Something happened to me a couple of days ago that reminded me that I am indeed human and not the super hero that I was starting to feel like I was becoming.
A certain girl in my life, someone very special to me who I have discussed here before, a certain girl who I thought I was going to spend the rest of my life with, a certain girl who will always have a piece of my heart, thought that it was important to tell me that she is falling in love with someone new. My heart was broken once when we decided to be apart, but it was crushed when this news was delivered.
I don't know how many of you out there have been in my situation, but for those of you who have then you know the feelings of loneliness, desperation and despair that overcome your every thought and breath. For those of you who know what it feels like to learn that someone who you care about is seeing someone new, you know that the pain is almost impossible to describe, but it is so brutally painful.
First, there is the noxious, vomitty feeling that instantly grasps your jaw and insides as you hear the words one by one...I. am. seeing. someone. new. As each word filters through your brain you want to scream louder. And of course being human, you replay them again just to make sure it wasn't your imagination. It hurts more the second time, but the reality of it whacks you in the heart so hard that you can almost feel it trickling into your gut and making your legs weak. Cue the throat tickle and shaky limbs.

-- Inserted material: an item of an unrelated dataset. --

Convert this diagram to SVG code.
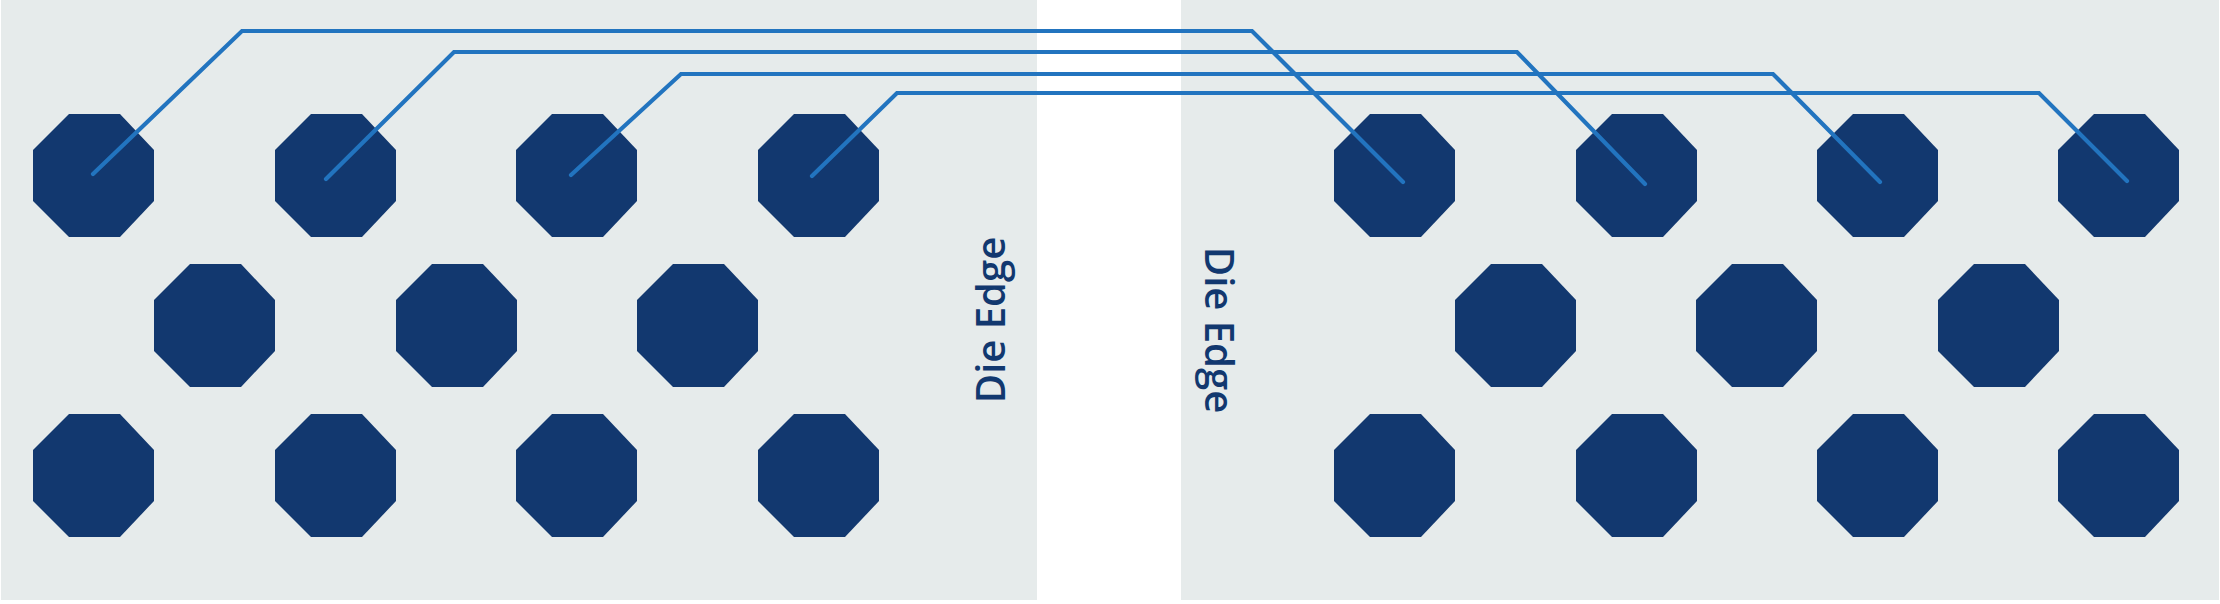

She felt it was important to tell me before I left. It probably was, but why does it have to hurt so much? When someone you love starts to love someone else, it is the worst feeling in the world. I am loyal and I hold the things that I care about very close to my heart. Finding out something like this does not give me freedom, it paralyzes me.
We struggled and came to the conclusion that we needed some life experience before we knew for sure. I guess my hope was that she would find that no one could make her feel alive in the way that I did. She is entitled to live her life. I can't ask her to pause it for me. In fact, I am almost certain that this new gentleman will be able to give her what I couldn't. I just wish that I could give her the beautiful life she deserves. I would be honoured and proud if I could. She holds a very special place in my heart.
Maybe she will have this experience and decide that I am the one that she needs. But will I be around and still waiting? I don't know. I shouldn't be. I should move forward to, but it's impossible when I am still in the dream that I have been dreaming for 20 years. I feel so much progress and momentum in the gym, but I also feel very static when it comes to life beyond gymnastics.
What bothers me is that it bothers me. I need to be strong right now and not focus on the things I can't control. If she wants to move in that direction then that is her choice and she is entitled to it. I wish that it didn't affect me or my focus. A heavy heart affects every ounce of a persons spirit. You can't just turn it off like everyone suggests. I want to, I've tried, but the thoughts and the pain are still sitting there, deeply embedded in my soul. The worst part is that when I don't want to think about it then I do. Damn you irony.
I hate picturing her with him. There is a part of me that feels like no one else in this world should be allowed to give her affection. She is not a possession, but I took a lot of pride in my ability to make her feel special.
I should have known this was coming. It was inevitable that it was going to happen. It's just that matters of the heart were not in my pre-Olympic plan and this has thrown me off a bit. It's consuming me more than I should let it.
What do I do? I know what I need to do, but I am afraid that I won't be able to do it. I know that I can not let this affect me and ruin my dream. I have worked so hard and I need to remember what is important here. I am going to the Olympics and I have overcome the biggest obstacle of my life to have the opportunity. I am strong. I am ready. But I am also so weak when it comes to pulling on my heart strings. Right now, I need to do everything in my power not to think about this. I need to get on the plane tomorrow and leave it in Calgary. I have worked way too long and fought way too hard to let my dreams be capsized by this unforeseen circumstance.
Life is so unpredictable. You can think it's smooth sailing and life is grand and then all of a sudden something you didn't want to hear and didn't expect to occur comes stomping in and uproots your balance. Damn uncontrollable circumstances...they make me angry.
When it all comes down to it, she deserves happiness. It just breaks my heart that I will not be the one who will forever make her smile.